To unblock: submit an application to your Jurisdictional Assessing Officer with proof of NRI status. From abroad. Through a process that wasn't designed for remote submission.


And if you're still using a resident Demat account (which many NRIs are, because nobody told them to convert), you're in violation of SEBI regulations. Converting to an NRI Demat account requires coordination between your broker, your bank (for the linked PIS account), and the depository (CDSL or NSDL). It's a multi-week process that makes you question why you have Indian investments at all.


But you do. And they're valuable. So fix the paperwork.

Video KYC: tips by timezone

Most banks now offer video KYC for NRIs. In theory, it's convenient. In practice, it's a minefield.


Common failures: the bank agent doesn't recognize your foreign address proof, the video call drops due to connectivity, the agent has never processed an NRI KYC before and escalates to a supervisor who isn't available.


Timezone tips:

  • Gulf NRIs (UAE, Saudi, Oman, Qatar): request morning IST slots (8-10 AM IST = 9:30 AM-11:30 AM GST). Banks are freshest.
  • European NRIs (UK, Germany, Netherlands): early afternoon IST works (1-3 PM IST = 9:30-11:30 AM CET).
  • US/Canada NRIs: evening IST (7-9 PM IST = 9:30-11:30 AM EST).
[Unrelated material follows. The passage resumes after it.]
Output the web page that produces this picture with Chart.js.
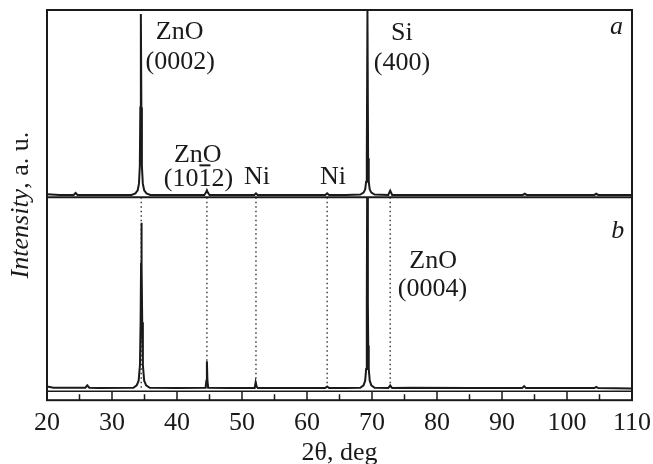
<!DOCTYPE html>
<html>
<head>
<meta charset="utf-8">
<script src="https://cdn.jsdelivr.net/npm/chart.js@4/dist/chart.umd.min.js"></script>
<style>
  body { margin: 0; background: #fff; }
  #wrap { width: 653px; height: 464px; position: relative; }
</style>
</head>
<body>
<div id="wrap"><canvas id="xrd"></canvas></div>
<script>
// Spectrum a (upper trace), 2theta in deg, intensity in plot units
const anglesA = [20, 22, 24.1, 24.4, 24.7, 27, 30, 33.0, 33.6, 33.95, 34.15, 34.28, 34.36, 34.44, 34.52, 34.6,
  34.74, 34.95, 35.3, 35.9, 40, 44.2, 44.45, 44.6, 44.75, 45.0, 48, 51.9, 52.15, 52.4, 58, 62.8, 63.1, 63.4,
  66, 68.2, 68.7, 68.95, 69.1, 69.2, 69.3, 69.4, 69.5, 69.65, 69.9, 70.4, 72.5, 72.8, 73.1, 80, 88, 93.2,
  93.5, 93.8, 100, 104.2, 104.5, 104.8, 110];
const countsA = [52.8, 52.6, 52.6, 53.1, 52.6, 52.6, 52.6, 52.6, 53.0, 53.8, 55.5, 60, 75, 99, 75, 60,
  55.5, 53.8, 53.0, 52.6, 52.6, 52.6, 53.2, 53.8, 53.2, 52.6, 52.6, 52.6, 53.0, 52.6, 52.6, 52.6, 53.0, 52.6,
  52.6, 52.7, 53.2, 54, 56, 62, 100, 62, 56, 54, 53.2, 52.7, 52.6, 53.7, 52.6, 52.6, 52.6, 52.6,
  52.9, 52.6, 52.6, 52.6, 52.9, 52.6, 52.6];

// Spectrum b (lower trace)
const anglesB = [20, 21, 23, 25.9, 26.2, 26.5, 28, 33.3, 33.8, 34.1, 34.3, 34.4, 34.47, 34.52, 34.58, 34.65,
  34.75, 34.95, 35.25, 35.8, 40, 44.4, 44.52, 44.6, 44.68, 44.8, 48, 51.95, 52.1, 52.25, 52.45, 58, 62.8, 63.1,
  63.4, 66, 68.2, 68.7, 68.95, 69.1, 69.18, 69.22, 69.25, 69.35, 69.38, 69.42, 69.5, 69.65, 69.9, 70.4, 72.5,
  72.8, 73.1, 76, 85, 93.1, 93.4, 93.7, 100, 104.2, 104.5, 104.8, 110];
const countsB = [3.5, 3.2, 3.2, 3.2, 3.8, 3.2, 3.1, 3.2, 3.8, 5, 9, 20, 35, 45.5, 35, 20,
  9, 5, 3.8, 3.2, 3.1, 3.2, 5, 10, 5, 3.2, 3.1, 3.1, 4.6, 3.5, 3.1, 3.1, 3.1, 3.5,
  3.1, 3.1, 3.2, 3.8, 5, 8, 14, 25, 52, 52, 25, 14, 8, 5, 3.8, 3.2, 3.1,
  3.8, 3.1, 3.2, 3.1, 3.1, 3.6, 3.1, 3.1, 3.1, 3.4, 3.1, 3.0];

// Reference positions (dotted lines), axis ticks
const refAngles = [34.5, 44.6, 52.15, 63.1, 72.8];
const xTicks = [20, 30, 40, 50, 60, 70, 80, 90, 100, 110];
const xMinorTicks = [25, 35, 45, 55, 65, 75, 85, 95, 105];

// Peak labels: [text, 2theta, intensity, italic]
const labels = [
  ['ZnO', 40.4, 94.3, false],
  ['(0002)', 40.5, 86.6, false],
  ['Si', 74.6, 94.1, false],
  ['(400)', 74.6, 86.4, false],
  ['a', 107.6, 95.6, true],
  ['ZnO', 43.2, 62.7, false],
  ['Ni', 52.3, 57.2, false],
  ['Ni', 64.0, 57.2, false],
  ['b', 107.8, 43.4, true],
  ['ZnO', 79.4, 35.7, false],
  ['(0004)', 79.3, 28.5, false]
];

const SERIF = '"Liberation Serif", "DejaVu Serif", serif';
const INK = '#1a1a1a';

function toPoints(xs, ys) {
  return xs.map((x, i) => ({ x: x, y: ys[i] }));
}

const refSets = refAngles.map(a => ({
  data: [{ x: a, y: 3.2 }, { x: a, y: 52 }],
  borderColor: '#333',
  borderWidth: 1.4,
  borderDash: [1.5, 3],
  pointRadius: 0,
  showLine: true
}));

const framePlugin = {
  id: 'frame',
  afterDatasetsDraw(chart) {
    const c = chart.ctx;
    const area = chart.chartArea;
    const x = chart.scales.x;
    const y = chart.scales.y;
    c.save();
    c.strokeStyle = INK;
    c.lineWidth = 2;
    c.strokeRect(area.left, area.top, area.right - area.left, area.bottom - area.top);

    // divider between the two traces
    const yd = y.getPixelForValue(52);
    c.beginPath();
    c.moveTo(area.left, yd);
    c.lineTo(area.right, yd);
    c.stroke();

    // tick strip along the bottom
    c.lineWidth = 1.5;
    c.beginPath();
    c.moveTo(area.left, area.bottom - 9);
    c.lineTo(area.right, area.bottom - 9);
    c.stroke();
    c.beginPath();
    xTicks.forEach(v => {
      const px = x.getPixelForValue(v);
      c.moveTo(px, area.bottom);
      c.lineTo(px, area.bottom - 9);
    });
    xMinorTicks.forEach(v => {
      const px = x.getPixelForValue(v);
      c.moveTo(px, area.bottom);
      c.lineTo(px, area.bottom - 6);
    });
    c.stroke();

    // peak labels
    c.fillStyle = INK;
    c.textAlign = 'center';
    c.textBaseline = 'middle';
    labels.forEach(l => {
      c.font = (l[3] ? 'italic ' : '') + '26px ' + SERIF;
      c.fillText(l[0], x.getPixelForValue(l[1]), y.getPixelForValue(l[2]));
    });

    // (10-12) with the bar over the second 1
    c.font = '26px ' + SERIF;
    const hkl = '(1012)';
    const cx = x.getPixelForValue(43.3);
    const cy = y.getPixelForValue(56.6);
    c.fillText(hkl, cx, cy);
    const left = cx - c.measureText(hkl).width / 2;
    const b0 = left + c.measureText('(10').width;
    const b1 = b0 + c.measureText('1').width;
    c.lineWidth = 2;
    c.beginPath();
    c.moveTo(b0 + 1, cy - 14);
    c.lineTo(b1 - 1, cy - 14);
    c.stroke();

    // y axis title, "Intensity" in italic
    c.translate(21, (area.top + area.bottom) / 2);
    c.rotate(-Math.PI / 2);
    c.textAlign = 'left';
    const part1 = 'Intensity';
    const part2 = ', a. u.';
    c.font = 'italic 26px ' + SERIF;
    const w1 = c.measureText(part1).width;
    c.font = '26px ' + SERIF;
    const w2 = c.measureText(part2).width;
    c.font = 'italic 26px ' + SERIF;
    c.fillText(part1, -(w1 + w2) / 2, 0);
    c.font = '26px ' + SERIF;
    c.fillText(part2, -(w1 + w2) / 2 + w1, 0);
    c.restore();
  }
};

new Chart(document.getElementById('xrd'), {
  type: 'scatter',
  data: {
    datasets: [
      {
        label: 'a',
        data: toPoints(anglesA, countsA),
        borderColor: INK,
        borderWidth: 2,
        pointRadius: 0,
        showLine: true
      },
      {
        label: 'b',
        data: toPoints(anglesB, countsB),
        borderColor: INK,
        borderWidth: 2,
        pointRadius: 0,
        showLine: true
      }
    ].concat(refSets)
  },
  options: {
    responsive: true,
    maintainAspectRatio: false,
    animation: false,
    layout: { padding: { left: 47, right: 21, top: 10, bottom: 0 } },
    plugins: {
      legend: { display: false },
      tooltip: { enabled: false }
    },
    scales: {
      x: {
        type: 'linear',
        min: 20,
        max: 110,
        afterBuildTicks: axis => { axis.ticks = xTicks.map(v => ({ value: v })); },
        afterFit: axis => { axis.paddingLeft = 0; axis.paddingRight = 0; },
        grid: { display: false, drawTicks: false },
        border: { display: false },
        ticks: {
          padding: 7,
          color: INK,
          maxRotation: 0,
          autoSkip: false,
          font: { family: SERIF, size: 26, lineHeight: 1.2 }
        },
        title: {
          display: true,
          text: '2θ, deg',
          color: INK,
          padding: { top: 0, bottom: 3 },
          font: { family: SERIF, size: 26, lineHeight: 0.6 }
        }
      },
      y: {
        display: false,
        min: 0,
        max: 100
      }
    }
  },
  plugins: [framePlugin]
});
</script>
</body>
</html>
Fewer slots available — book early.
  • Singapore/Australia NRIs: afternoon IST (2-4 PM IST = 4:30-6:30 PM SGT).

  • Documents to have ready: passport (all pages with stamps), overseas address proof (utility bill < 3 months), PAN card, Indian address proof (if available), bank-specific forms.


    If video KYC fails twice, ask for an alternative: notarized copies sent by courier, or in-person verification at an Indian embassy-partnered center.